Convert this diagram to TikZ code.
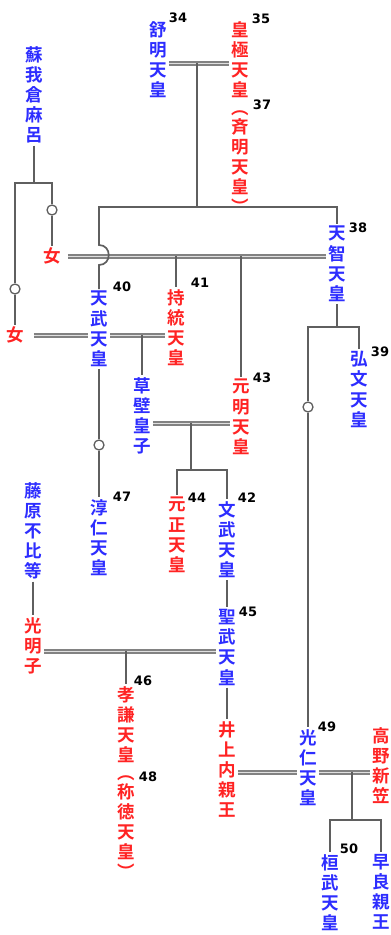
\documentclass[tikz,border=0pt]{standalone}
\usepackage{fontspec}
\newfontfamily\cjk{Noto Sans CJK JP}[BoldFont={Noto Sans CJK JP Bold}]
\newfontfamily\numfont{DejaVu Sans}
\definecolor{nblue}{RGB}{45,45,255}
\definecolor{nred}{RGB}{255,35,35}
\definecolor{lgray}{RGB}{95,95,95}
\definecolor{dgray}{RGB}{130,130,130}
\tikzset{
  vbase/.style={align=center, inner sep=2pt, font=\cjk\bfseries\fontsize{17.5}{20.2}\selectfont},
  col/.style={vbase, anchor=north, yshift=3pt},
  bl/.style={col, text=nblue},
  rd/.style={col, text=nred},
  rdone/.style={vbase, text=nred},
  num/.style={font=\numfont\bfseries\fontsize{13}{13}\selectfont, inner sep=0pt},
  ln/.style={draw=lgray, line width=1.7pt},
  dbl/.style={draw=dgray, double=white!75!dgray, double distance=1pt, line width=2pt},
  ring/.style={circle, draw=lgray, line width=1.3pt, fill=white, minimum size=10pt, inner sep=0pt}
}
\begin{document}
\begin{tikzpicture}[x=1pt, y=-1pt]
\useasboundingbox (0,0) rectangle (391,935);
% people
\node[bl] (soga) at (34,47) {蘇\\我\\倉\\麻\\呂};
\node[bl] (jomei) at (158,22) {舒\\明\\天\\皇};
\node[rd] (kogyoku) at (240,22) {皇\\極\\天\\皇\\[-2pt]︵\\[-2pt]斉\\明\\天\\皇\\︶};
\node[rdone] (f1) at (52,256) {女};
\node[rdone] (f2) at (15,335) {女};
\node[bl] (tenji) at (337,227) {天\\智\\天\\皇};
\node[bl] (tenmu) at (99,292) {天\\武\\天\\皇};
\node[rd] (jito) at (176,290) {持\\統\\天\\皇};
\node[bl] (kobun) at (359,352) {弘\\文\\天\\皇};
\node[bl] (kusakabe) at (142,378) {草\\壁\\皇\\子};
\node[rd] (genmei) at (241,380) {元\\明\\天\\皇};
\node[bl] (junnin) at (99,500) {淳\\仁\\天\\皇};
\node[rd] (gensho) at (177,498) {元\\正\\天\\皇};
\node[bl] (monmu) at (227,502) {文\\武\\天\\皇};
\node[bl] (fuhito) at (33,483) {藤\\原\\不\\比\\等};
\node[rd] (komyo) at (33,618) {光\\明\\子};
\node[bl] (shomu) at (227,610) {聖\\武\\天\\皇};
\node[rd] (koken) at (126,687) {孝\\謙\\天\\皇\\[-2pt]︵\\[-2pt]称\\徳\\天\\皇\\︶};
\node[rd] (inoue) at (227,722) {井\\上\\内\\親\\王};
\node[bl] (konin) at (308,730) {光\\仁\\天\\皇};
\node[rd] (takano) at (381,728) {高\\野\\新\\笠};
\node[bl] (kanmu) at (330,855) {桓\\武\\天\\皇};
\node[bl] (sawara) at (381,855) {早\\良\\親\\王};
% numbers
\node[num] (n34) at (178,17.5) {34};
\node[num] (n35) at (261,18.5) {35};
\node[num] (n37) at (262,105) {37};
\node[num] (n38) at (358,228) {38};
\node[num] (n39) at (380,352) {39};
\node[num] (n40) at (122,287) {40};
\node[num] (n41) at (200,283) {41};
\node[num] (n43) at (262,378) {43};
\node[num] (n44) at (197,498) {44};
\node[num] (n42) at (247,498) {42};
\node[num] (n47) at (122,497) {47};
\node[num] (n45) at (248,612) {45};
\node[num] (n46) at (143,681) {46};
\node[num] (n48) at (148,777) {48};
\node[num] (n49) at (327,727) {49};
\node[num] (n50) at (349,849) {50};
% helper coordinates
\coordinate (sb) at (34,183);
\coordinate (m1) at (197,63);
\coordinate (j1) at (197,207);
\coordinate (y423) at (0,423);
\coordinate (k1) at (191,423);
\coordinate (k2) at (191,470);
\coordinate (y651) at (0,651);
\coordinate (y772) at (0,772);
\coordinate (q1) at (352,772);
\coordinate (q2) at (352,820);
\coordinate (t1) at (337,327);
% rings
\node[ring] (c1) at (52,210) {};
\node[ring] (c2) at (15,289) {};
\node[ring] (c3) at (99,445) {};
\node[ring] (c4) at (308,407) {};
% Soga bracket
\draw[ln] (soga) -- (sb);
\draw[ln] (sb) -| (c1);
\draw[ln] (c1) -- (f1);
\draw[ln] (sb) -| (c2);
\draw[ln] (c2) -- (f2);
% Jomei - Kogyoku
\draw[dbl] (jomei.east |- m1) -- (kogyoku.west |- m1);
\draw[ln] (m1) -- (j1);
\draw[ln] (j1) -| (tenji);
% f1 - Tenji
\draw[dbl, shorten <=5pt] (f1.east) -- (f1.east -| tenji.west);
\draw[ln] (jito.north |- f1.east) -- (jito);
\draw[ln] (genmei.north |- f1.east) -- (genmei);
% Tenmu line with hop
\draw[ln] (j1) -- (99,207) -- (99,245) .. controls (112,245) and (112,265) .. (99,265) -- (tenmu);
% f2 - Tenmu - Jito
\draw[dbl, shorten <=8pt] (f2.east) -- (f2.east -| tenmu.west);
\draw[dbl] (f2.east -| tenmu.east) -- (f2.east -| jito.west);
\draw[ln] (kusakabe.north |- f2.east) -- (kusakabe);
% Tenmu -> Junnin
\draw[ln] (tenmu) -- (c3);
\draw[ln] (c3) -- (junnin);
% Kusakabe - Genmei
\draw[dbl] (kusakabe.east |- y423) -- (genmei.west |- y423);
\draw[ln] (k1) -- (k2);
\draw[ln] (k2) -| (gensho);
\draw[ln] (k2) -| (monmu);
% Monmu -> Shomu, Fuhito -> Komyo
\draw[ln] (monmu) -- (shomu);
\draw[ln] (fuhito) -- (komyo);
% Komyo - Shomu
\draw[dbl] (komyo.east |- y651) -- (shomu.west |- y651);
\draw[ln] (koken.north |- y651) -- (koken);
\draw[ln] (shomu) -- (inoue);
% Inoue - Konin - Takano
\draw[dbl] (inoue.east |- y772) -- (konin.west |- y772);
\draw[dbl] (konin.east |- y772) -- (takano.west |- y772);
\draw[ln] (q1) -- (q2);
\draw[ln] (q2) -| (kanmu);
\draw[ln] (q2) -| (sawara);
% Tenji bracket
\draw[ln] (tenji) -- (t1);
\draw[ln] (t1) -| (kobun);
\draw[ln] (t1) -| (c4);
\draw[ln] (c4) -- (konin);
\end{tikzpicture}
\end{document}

········

Exercise instructions: Give back the whole listing as it stands, minus its pictures.

Correct answer:
Convert this diagram to TikZ code.
\documentclass[tikz,border=0pt]{standalone}
\usepackage{fontspec}
\newfontfamily\cjk{Noto Sans CJK JP}[BoldFont={Noto Sans CJK JP Bold}]
\newfontfamily\numfont{DejaVu Sans}
\definecolor{nblue}{RGB}{45,45,255}
\definecolor{nred}{RGB}{255,35,35}
\definecolor{lgray}{RGB}{95,95,95}
\definecolor{dgray}{RGB}{130,130,130}
\tikzset{
  vbase/.style={align=center, inner sep=2pt, font=\cjk\bfseries\fontsize{17.5}{20.2}\selectfont},
  col/.style={vbase, anchor=north, yshift=3pt},
  bl/.style={col, text=nblue},
  rd/.style={col, text=nred},
  rdone/.style={vbase, text=nred},
  num/.style={font=\numfont\bfseries\fontsize{13}{13}\selectfont, inner sep=0pt},
  ln/.style={draw=lgray, line width=1.7pt},
  dbl/.style={draw=dgray, double=white!75!dgray, double distance=1pt, line width=2pt},
  ring/.style={circle, draw=lgray, line width=1.3pt, fill=white, minimum size=10pt, inner sep=0pt}
}
\begin{document}
\begin{tikzpicture}[x=1pt, y=-1pt]
\useasboundingbox (0,0) rectangle (391,935);
% people
\node[bl] (soga) at (34,47) {蘇\\我\\倉\\麻\\呂};
\node[bl] (jomei) at (158,22) {舒\\明\\天\\皇};
\node[rd] (kogyoku) at (240,22) {皇\\極\\天\\皇\\[-2pt]︵\\[-2pt]斉\\明\\天\\皇\\︶};
\node[rdone] (f1) at (52,256) {女};
\node[rdone] (f2) at (15,335) {女};
\node[bl] (tenji) at (337,227) {天\\智\\天\\皇};
\node[bl] (tenmu) at (99,292) {天\\武\\天\\皇};
\node[rd] (jito) at (176,290) {持\\統\\天\\皇};
\node[bl] (kobun) at (359,352) {弘\\文\\天\\皇};
\node[bl] (kusakabe) at (142,378) {草\\壁\\皇\\子};
\node[rd] (genmei) at (241,380) {元\\明\\天\\皇};
\node[bl] (junnin) at (99,500) {淳\\仁\\天\\皇};
\node[rd] (gensho) at (177,498) {元\\正\\天\\皇};
\node[bl] (monmu) at (227,502) {文\\武\\天\\皇};
\node[bl] (fuhito) at (33,483) {藤\\原\\不\\比\\等};
\node[rd] (komyo) at (33,618) {光\\明\\子};
\node[bl] (shomu) at (227,610) {聖\\武\\天\\皇};
\node[rd] (koken) at (126,687) {孝\\謙\\天\\皇\\[-2pt]︵\\[-2pt]称\\徳\\天\\皇\\︶};
\node[rd] (inoue) at (227,722) {井\\上\\内\\親\\王};
\node[bl] (konin) at (308,730) {光\\仁\\天\\皇};
\node[rd] (takano) at (381,728) {高\\野\\新\\笠};
\node[bl] (kanmu) at (330,855) {桓\\武\\天\\皇};
\node[bl] (sawara) at (381,855) {早\\良\\親\\王};
% numbers
\node[num] (n34) at (178,17.5) {34};
\node[num] (n35) at (261,18.5) {35};
\node[num] (n37) at (262,105) {37};
\node[num] (n38) at (358,228) {38};
\node[num] (n39) at (380,352) {39};
\node[num] (n40) at (122,287) {40};
\node[num] (n41) at (200,283) {41};
\node[num] (n43) at (262,378) {43};
\node[num] (n44) at (197,498) {44};
\node[num] (n42) at (247,498) {42};
\node[num] (n47) at (122,497) {47};
\node[num] (n45) at (248,612) {45};
\node[num] (n46) at (143,681) {46};
\node[num] (n48) at (148,777) {48};
\node[num] (n49) at (327,727) {49};
\node[num] (n50) at (349,849) {50};
% helper coordinates
\coordinate (sb) at (34,183);
\coordinate (m1) at (197,63);
\coordinate (j1) at (197,207);
\coordinate (y423) at (0,423);
\coordinate (k1) at (191,423);
\coordinate (k2) at (191,470);
\coordinate (y651) at (0,651);
\coordinate (y772) at (0,772);
\coordinate (q1) at (352,772);
\coordinate (q2) at (352,820);
\coordinate (t1) at (337,327);
% rings
\node[ring] (c1) at (52,210) {};
\node[ring] (c2) at (15,289) {};
\node[ring] (c3) at (99,445) {};
\node[ring] (c4) at (308,407) {};
% Soga bracket
\draw[ln] (soga) -- (sb);
\draw[ln] (sb) -| (c1);
\draw[ln] (c1) -- (f1);
\draw[ln] (sb) -| (c2);
\draw[ln] (c2) -- (f2);
% Jomei - Kogyoku
\draw[dbl] (jomei.east |- m1) -- (kogyoku.west |- m1);
\draw[ln] (m1) -- (j1);
\draw[ln] (j1) -| (tenji);
% f1 - Tenji
\draw[dbl, shorten <=5pt] (f1.east) -- (f1.east -| tenji.west);
\draw[ln] (jito.north |- f1.east) -- (jito);
\draw[ln] (genmei.north |- f1.east) -- (genmei);
% Tenmu line with hop
\draw[ln] (j1) -- (99,207) -- (99,245) .. controls (112,245) and (112,265) .. (99,265) -- (tenmu);
% f2 - Tenmu - Jito
\draw[dbl, shorten <=8pt] (f2.east) -- (f2.east -| tenmu.west);
\draw[dbl] (f2.east -| tenmu.east) -- (f2.east -| jito.west);
\draw[ln] (kusakabe.north |- f2.east) -- (kusakabe);
% Tenmu -> Junnin
\draw[ln] (tenmu) -- (c3);
\draw[ln] (c3) -- (junnin);
% Kusakabe - Genmei
\draw[dbl] (kusakabe.east |- y423) -- (genmei.west |- y423);
\draw[ln] (k1) -- (k2);
\draw[ln] (k2) -| (gensho);
\draw[ln] (k2) -| (monmu);
% Monmu -> Shomu, Fuhito -> Komyo
\draw[ln] (monmu) -- (shomu);
\draw[ln] (fuhito) -- (komyo);
% Komyo - Shomu
\draw[dbl] (komyo.east |- y651) -- (shomu.west |- y651);
\draw[ln] (koken.north |- y651) -- (koken);
\draw[ln] (shomu) -- (inoue);
% Inoue - Konin - Takano
\draw[dbl] (inoue.east |- y772) -- (konin.west |- y772);
\draw[dbl] (konin.east |- y772) -- (takano.west |- y772);
\draw[ln] (q1) -- (q2);
\draw[ln] (q2) -| (kanmu);
\draw[ln] (q2) -| (sawara);
% Tenji bracket
\draw[ln] (tenji) -- (t1);
\draw[ln] (t1) -| (kobun);
\draw[ln] (t1) -| (c4);
\draw[ln] (c4) -- (konin);
\end{tikzpicture}
\end{document}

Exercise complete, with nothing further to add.